I’ve been tasked with backing up and archiving email messages from google apps accounts for a client of mine. We sat down and came up with a plan to follow. The goal was to export the email accounts by year from google. This would put them as mbox files. These files will then be loaded onto a computer so they could be accessible by thunderbird.
Along the way I’ve realized I am working with 100 GBs of data. I’ve also come across another way to export. I can export the messages and save them as pdfs. I can also export all the attachments to their google drive and from there move them to wherever. Ideally these files will then all be indexed to make them easy to search.
To me this sounds great. I love everything to be indexed. However, the way I search for things can be drastically different than how others LOOK for things. For example, a person could use labels or folders to organize their emails and then when they want to look for something they navigate to that folder or label. For me, I search by keywords. Well, if the emails are converted to all pdfs and indexed then they probably are not labeled or tagged in anyway there by confusing the person who searches by folder/label.
With my initial idea of exporting by date I have found out that searching by date in gmail doesn’t work exactly how they say it would. I’m not able to select ALL messages. it doesn’t select sent messages or it doesn’t select hangout conversations. It also sometimes thinks 2014 is the same as 2013! I’m not sure what is going on with this but I have wasted too much valuable time. Also, to create a filter you can’t filter just by date but by date and a keyword. I can’t believe this oversight on their part.
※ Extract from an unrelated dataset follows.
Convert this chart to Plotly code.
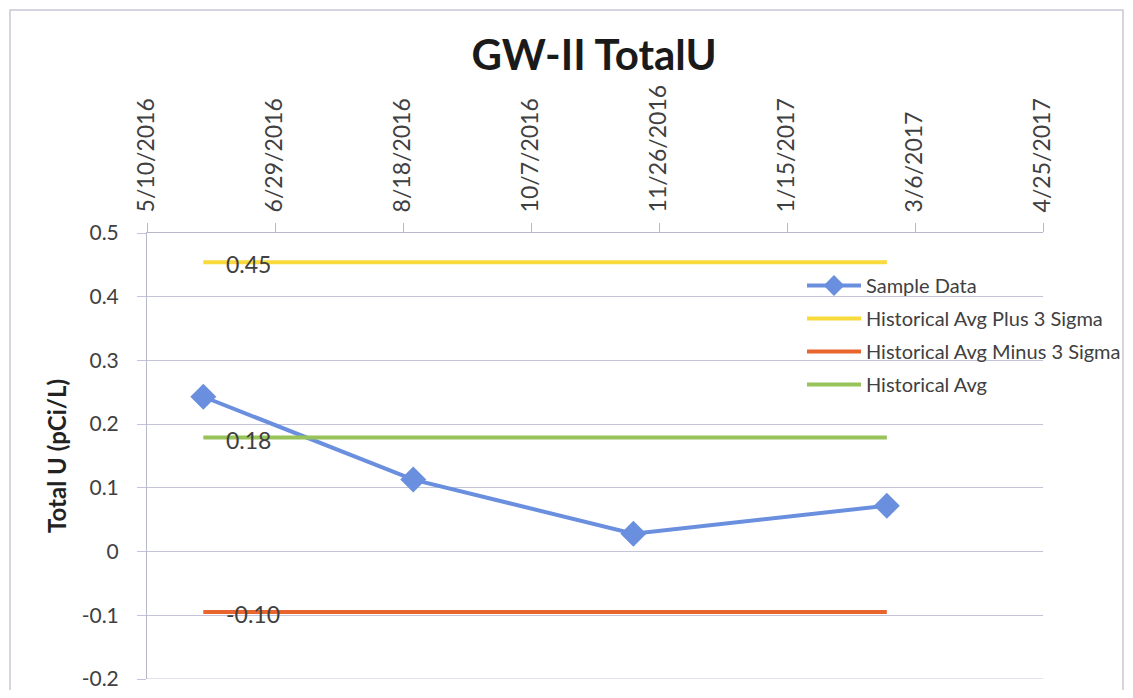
import plotly.graph_objects as go

# sample results
sample_dates = ["2016-06-01", "2016-08-22", "2016-11-16", "2017-02-23"]
sample_values = [0.243, 0.113, 0.028, 0.072]

# historical limits, drawn across the sampling period
hist_dates = ["2016-06-01", "2017-02-23"]
avg_plus_3sigma = [0.454, 0.454]
avg_minus_3sigma = [-0.095, -0.095]
hist_avg = [0.179, 0.179]

x_tickvals = ["2016-05-10", "2016-06-29", "2016-08-18", "2016-10-07",
              "2016-11-26", "2017-01-15", "2017-03-06", "2017-04-25"]
x_ticktext = ["5/10/2016", "6/29/2016", "8/18/2016", "10/7/2016",
              "11/26/2016", "1/15/2017", "3/6/2017", "4/25/2017"]
y_tickvals = [-0.2, -0.1, 0, 0.1, 0.2, 0.3, 0.4, 0.5]
y_ticktext = ["-0.2", "-0.1", "0", "0.1", "0.2", "0.3", "0.4", "0.5"]

# page is drawn with an 8px body margin, plot area wanted at 147..1043 x 233..679
W, H = 1117, 682
PL, PR, PT, PB = 147, 1043, 233, 679


def px_x(x):
    return (x - PL) / (PR - PL)


def px_y(y):
    return 1 - (y - PT) / (PB - PT)


fig = go.Figure()

fig.add_trace(go.Scatter(
    x=sample_dates, y=sample_values, name="Sample Data",
    legendgroup="a", mode="lines+markers",
    line=dict(color="#6A8FDF", width=4),
    marker=dict(symbol="diamond", size=20, color="#6A8FDF"),
))
fig.add_trace(go.Scatter(
    x=hist_dates, y=avg_plus_3sigma, name="Historical Avg Plus 3 Sigma",
    legendgroup="b", mode="lines", line=dict(color="#F8DA3C", width=4),
))
fig.add_trace(go.Scatter(
    x=hist_dates, y=avg_minus_3sigma, name="Historical Avg Minus 3 Sigma",
    legendgroup="c", mode="lines", line=dict(color="#E8652E", width=4),
))
fig.add_trace(go.Scatter(
    x=hist_dates, y=hist_avg, name="Historical Avg",
    legendgroup="d", mode="lines", line=dict(color="#98C35A", width=4),
))

# value labels at the start of each limit line
for series in (avg_plus_3sigma, hist_avg, avg_minus_3sigma):
    fig.add_annotation(
        x=hist_dates[0], y=series[0], text=f"{series[0]:.2f}",
        showarrow=False, xanchor="left", xshift=21, yshift=-2,
        font=dict(size=23, color="#404040", family="Lato"),
    )

# bottom gridline at -0.2 (plotly drops the one on the range edge)
fig.add_shape(
    type="line", xref="paper", yref="y", x0=0, x1=1, y0=-0.2, y1=-0.2,
    line=dict(color="#C4C4D8", width=1),
)

# outer chart border
fig.add_shape(
    type="rect", xref="paper", yref="paper",
    x0=px_x(10), x1=px_x(1123), y0=px_y(705), y1=px_y(10),
    line=dict(color="#C8C8D8", width=1.5),
)

fig.update_layout(
    width=W, height=H,
    margin=dict(l=PL - 8, r=W - (PR - 8), t=PT - 8, b=H - (PB - 8),
                autoexpand=False),
    paper_bgcolor="white", plot_bgcolor="white",
    font_family="Lato",
    title=dict(
        text="<b>GW-II TotalU</b>", x=px_x(594), xanchor="center",
        xref="paper", y=1 - 47 / H, yanchor="middle",
        font=dict(size=42, color="#1a1a1a", family="Lato"),
    ),
    showlegend=True,
    legend=dict(
        x=px_x(802), y=px_y(266), xanchor="left", yanchor="top",
        bgcolor="rgba(0,0,0,0)", traceorder="grouped", tracegroupgap=4,
        itemwidth=54,
        font=dict(size=20, color="#404040", family="Lato"),
    ),
    xaxis=dict(
        type="date", side="top",
        range=["2016-05-10", "2017-04-25"],
        tickvals=x_tickvals, ticktext=x_ticktext, tickangle=-90,
        tickfont=dict(size=23, color="#404040", family="Lato"),
        ticklabelstandoff=6, automargin=False,
        showgrid=False, showline=True, linecolor="#B8B8CC",
        ticks="outside", ticklen=9, tickcolor="#B8B8CC",
        zeroline=False,
    ),
    yaxis=dict(
        range=[-0.2, 0.5], tickvals=y_tickvals, ticktext=y_ticktext,
        tickfont=dict(size=21, color="#404040", family="Lato"),
        ticklabelstandoff=14, ticklabeloverflow="allow", automargin=False,
        title=dict(text="<b>Total U (pCi/L)</b>", standoff=8,
                   font=dict(size=24, color="#222222", family="Lato")),
        showgrid=True, gridcolor="#C4C4D8", gridwidth=1,
        showline=True, linecolor="#B8B8CC",
        ticks="outside", ticklen=9, tickcolor="#C4C4D8",
        zeroline=False,
    ),
)

fig.write_html("out.html")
I think what I am going to test next is to just download the whole email box and break it out manually by year in thunderbird. I will be using the inporting/exporting plugin. My next problem is my file server doesn’t have the 100 gbs free on it and it is on a DSL connection. It would take forever to transfer all that data. What I am going to try is to put the data on S3, mount it and see if thunderbird can read the data. I don’t mind if it is a bit laggy. Sure, I could setup another server on EC2 for it but that would run a larger monthly cost and/or setting up an off and on script isn’t something I have done before.
With this in mind I will propose both ways as options and setup tests for each one to see how they work out.
Since I started this post a few months back I have gone through the steps to try and get the archiving to work. I am still failing at this! Thunderbird has a 2 GB folder limit (4 GB in linux) at I can’t even archive 1 email address for 1 year. I was going to do it by year but now after filling up my 2012 box I am about to say screw you thunderbird. You SUCK.
My next attempt will be to setup this open sourced mail archive program called Mail Piler. It is light on the details. My first install attempt didn’t go so well. The best install guide out there for this is with CentOS but while I feel confident in getting it up and running I am not so confident in my abilities to fix something if something goes wrong. All my linux servers are Debian varieties. With this in mind I am going to make another attempt with Piler. It sure seems like it will work for me. They even have a demo site that looked great.